On the latter one, Comcast support keeps blaming TiVo. I've had then re-authorize the cable hard a half dozen times, which does tend to fix things for a little while. I've replaced the card twice. All signs point to a TiVo problem.

The Roamio is my sixth TiVo in the last 14 years, and the first I've run into any real issues with. Are these common? Is the combination of Roamio and Mini still new and buggy?

Infrastructure-wise, its a Roamio Pro, three Minis on Comcast. Two of the minis are connected via MoCa. The Roamio and the third Mini are connected via Ethernet that is bridged via MoCa. (I had a MoCa network already in place when I got the Roamio). Monitoring the network, I don't see any reason to think there's anything network related causing the issues. (The only one that COULD be is the spinning circle, but a reboot wouldn't make it go away if it was a network issue.)

If anyone has any suggestions, they're appreciated. The new TiVos are getting a big thumbs down from the family, and I'm getting pressure to put back the old TiVo HD boxes... which I *really* don't want to do.


----------



## jaredmwright (Sep 6, 2004)

Sounds like since you already have Moca in place on you network that you should unplug the Ethernet from your Roamio and only use Moca. I don't understand why you prefer to use Moca adapter to Ethernet when the mini and Roamio support Moca natively. If you can simplify by removing the adapters that may help your environment.

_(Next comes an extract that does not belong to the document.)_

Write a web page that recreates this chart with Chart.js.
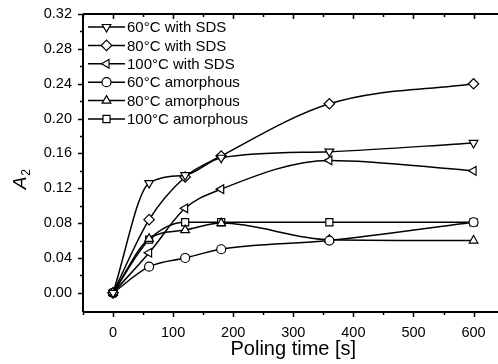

Hopefully I understood your setup. Let me know if you need more help. 

Jared


----------



## HarperVision (May 14, 2007)

jaredmwright said:


> Sounds like since you already have Moca in place on you network that you should unplug the Ethernet from your Roamio and only use Moca. I don't understand why you prefer to use Moca adapter to Ethernet when the mini and Roamio support Moca natively. If you can simplify by removing the adapters that may help your environment.
> 
> Hopefully I understood your setup. Let me know if you need more help.
> 
> Jared


That's exactly what the issues could be if the moca and Ethernet are active at the same time. You could be having NAT and/or IP collisions if I recall what they're called correctly.


----------



## dotorg (Jul 3, 2000)

HarperVision said:


> That's exactly what the issues could be if the moca and Ethernet are active at the same time. You could be having NAT and/or IP collisions if I recall what they're called correctly.


MoCa isn't active on the Roamio, just Ethernet. All the rooms that need networking for other things use a MoCa adapter, the others just connect via coax.

My only point in even mentioning it is that the issues occur regardless of network interface.


----------



## DigitalDawn (Apr 26, 2009)

Do you ever have these channel issues with the Roamio itself, or is it just the Minis?


----------



## pshivers (Nov 4, 2013)

Your Tuner Not Authorized issue is most likely a CableCard Firmware out of date problem, there is a very long thread on this subject at http://www.tivocommunity.com/tivo-vb/showthread.php?t=507973, bottom line is you will need to reduce the number of active tuners on your Roamio to only 4 or 5 until your Cable provider updates the Firmware on your Cable Card. Please take the time to read through the thread, it is quite long but worth it to understand the problem as it varies a little with each provider and brand of CableCard being used.

*To Change the number of active tuners on your Roamio:*
Go to Settings > Channels > Channel List
Enter one of the following number sequences using the number buttons on the remote. This will tell Roamio the how many tuners it can use.
- 88633 = use 3 tuners
- 88634 = use 4 tuners
- 88635 = use 5 tuners
- 88636 = use 6 tuners
then force a reboot of the tivo:
tivo >> settings >> help >> restart


----------